SOX's sector purity translates directly into measurably higher volatility relative to broad benchmarks. According to TradingKey analysis, the iShares Semiconductor ETF (SOXX) — the primary exchange-traded vehicle tracking the SOX constituent universe — carries a five-year beta of 1.77 against the broader market. This figure is consistent with the general principle that SOX exhibits a beta of approximately 1.5–2.0x relative to the S&P 500, meaning the index historically amplifies broad market moves in both directions by that multiple. For traders seeking leveraged directional exposure to the technology cycle without concentrating risk in a single stock, SOX serves as a natural sector vehicle: it captures systemic semiconductor upside while distributing single-name default risk across approximately 30 constituents.

Institutional Scale and Market Standard

SOX's role as the institutional benchmark for semiconductor exposure is reinforced by the scale of assets tracking its constituent universe. According to 247 Wall St. data from April 2026, the iShares Semiconductor ETF (SOXX) manages approximately $20.6 billion in assets under management, while the VanEck Semiconductor ETF (SMH) — which tracks a closely related peer universe — manages approximately $40.98 billion in AUM according to YCharts analysis. Together, these two vehicles alone represent a combined AUM exceeding $60 billion, underscoring that SOX and its peer indices function as the de facto institutional standard for semiconductor allocation.

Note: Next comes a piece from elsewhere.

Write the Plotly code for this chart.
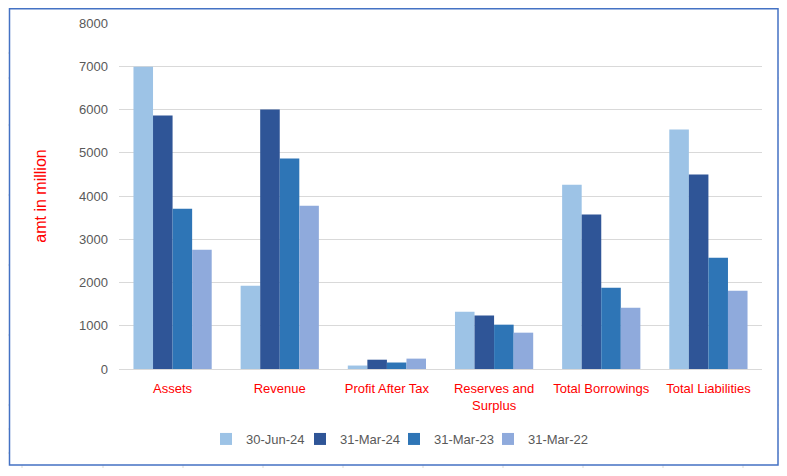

For context, SOXX has delivered a 10-year annualized return of 28.10% according to YCharts analysis, significantly outpacing the long-run annualized returns of both the S&P 500 and NASDAQ-100 over the same period — though with commensurately higher drawdown risk during sector downturns.

Global Scope Within a US-Listed Framework

A frequently overlooked advantage of SOX relative to purely domestic indices is its global reach within a US-listing structure. While the index is US-administered and requires US exchange listings for constituent eligibility, it captures foreign-domiciled semiconductor leaders that maintain American Depositary Receipt (ADR) or direct US listings — including lithography monopoly ASML and Taiwan Semiconductor Manufacturing Company (TSM). This structure means SOX effectively provides exposure to the global chip supply chain, including European equipment makers and Asian foundry capacity, in a format accessible through standard US brokerage infrastructure. By comparison, European sector indices such as the STOXX Europe 600 Technology Index or Taiwan's TAIEX capture regionally concentrated segments of the same global industry without the cross-border synthesis that SOX achieves.

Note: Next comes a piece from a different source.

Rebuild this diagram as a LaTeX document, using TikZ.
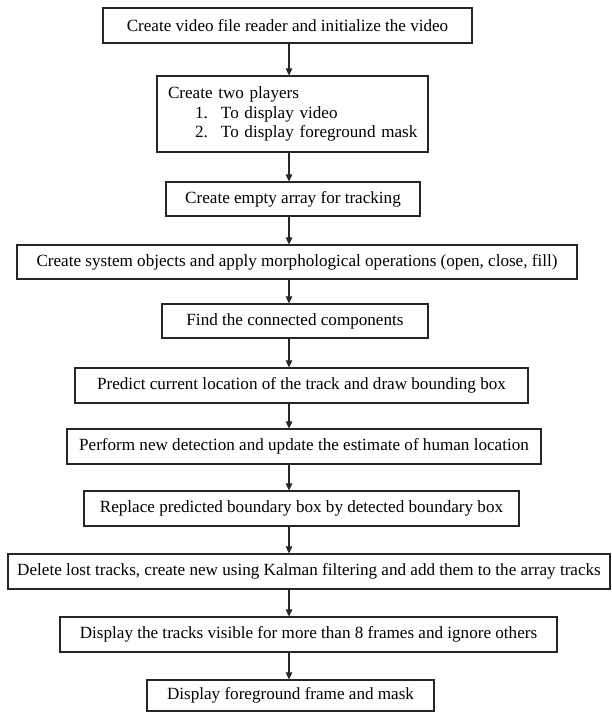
\documentclass[tikz,border=0pt]{standalone}
\usepackage{fontspec}
\setmainfont{Liberation Serif}
\usetikzlibrary{arrows.meta}
\tikzset{
  box/.style={draw=black!85, line width=1.2pt, rectangle, inner sep=0pt, align=center,
    font=\fontsize{17.1}{19.6}\selectfont, text=black},
  flow/.style={draw=black!85, line width=1.1pt, -{Triangle[length=7pt,width=6.5pt]}}
}
\begin{document}
\begin{tikzpicture}[x=1pt,y=-1pt]
\useasboundingbox (0,0) rectangle (611,712);
\coordinate (ax) at (289,0);
\node[box, minimum width=369, minimum height=35] (b1) at (287.5,25.5) {Create video file reader and initialize the video};
\node[box, minimum width=271, minimum height=76, text width=249, align=left] (b2) at (292.5,114)
  {\mbox{Create two players}\\
   \mbox{\hspace*{27pt}\makebox[26pt][l]{1.}To display video}\\
   \mbox{\hspace*{27pt}\makebox[26pt][l]{2.}To display foreground mask}};
\node[box, minimum width=254, minimum height=34] (b3) at (293,199) {Create empty array for tracking};
\node[box, minimum width=560, minimum height=34] (b4) at (297,262) {Create system objects and apply morphological operations (open, close, fill)};
\node[box, minimum width=266, minimum height=34] (b5) at (295,321) {Find the connected components};
\node[box, minimum width=453, minimum height=35] (b6) at (301.5,385.5) {Predict current location of the track and draw bounding box};
\node[box, minimum width=474, minimum height=35] (b7) at (304,446.5) {Perform new detection and update the estimate of human location};
\node[box, minimum width=435, minimum height=35] (b8) at (301.5,508.5) {Replace predicted boundary box by detected boundary box};
\node[box, minimum width=602, minimum height=35] (b9) at (309,571.5) {Delete lost tracks, create new using Kalman filtering and add them to the array tracks};
\node[box, minimum width=497, minimum height=35] (b10) at (308.5,634.5) {Display the tracks visible for more than 8 frames and ignore others};
\node[box, minimum width=287, minimum height=31] (b11) at (290.5,695.5) {Display foreground frame and mask};
\foreach \a/\b in {b1/b2,b2/b3,b3/b4,b4/b5,b5/b6,b6/b7,b7/b8,b8/b9,b9/b10,b10/b11}{
  \draw[flow] (\a.south -| ax) -- (\b.north -| ax);
}
\end{tikzpicture}
\end{document}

SOX–SPX Spread as a Tactical Signal

Because SOX is exclusively driven by semiconductor fundamentals while the S&P 500 reflects economy-wide earnings, the performance spread between the two indices tends to widen significantly during chip-specific cycles. Inventory correction phases, AI capital expenditure surges, and export control policy announcements each create divergences between SOX and SPX that do not appear — or appear only partially — in the NASDAQ-100. As of April 2026, according to 247 Wall St., generative AI chips are projected to reach $500 billion in annual revenue — representing approximately half of total global semiconductor sales — a catalyst that has driven SOXX's year-to-date return to 33% in 2026, a pace that has materially outpaced broader index benchmarks. Monitoring the SOX-to-SPX spread during such cycles has historically served institutional managers as a useful signal for semiconductor sector rotation decisions.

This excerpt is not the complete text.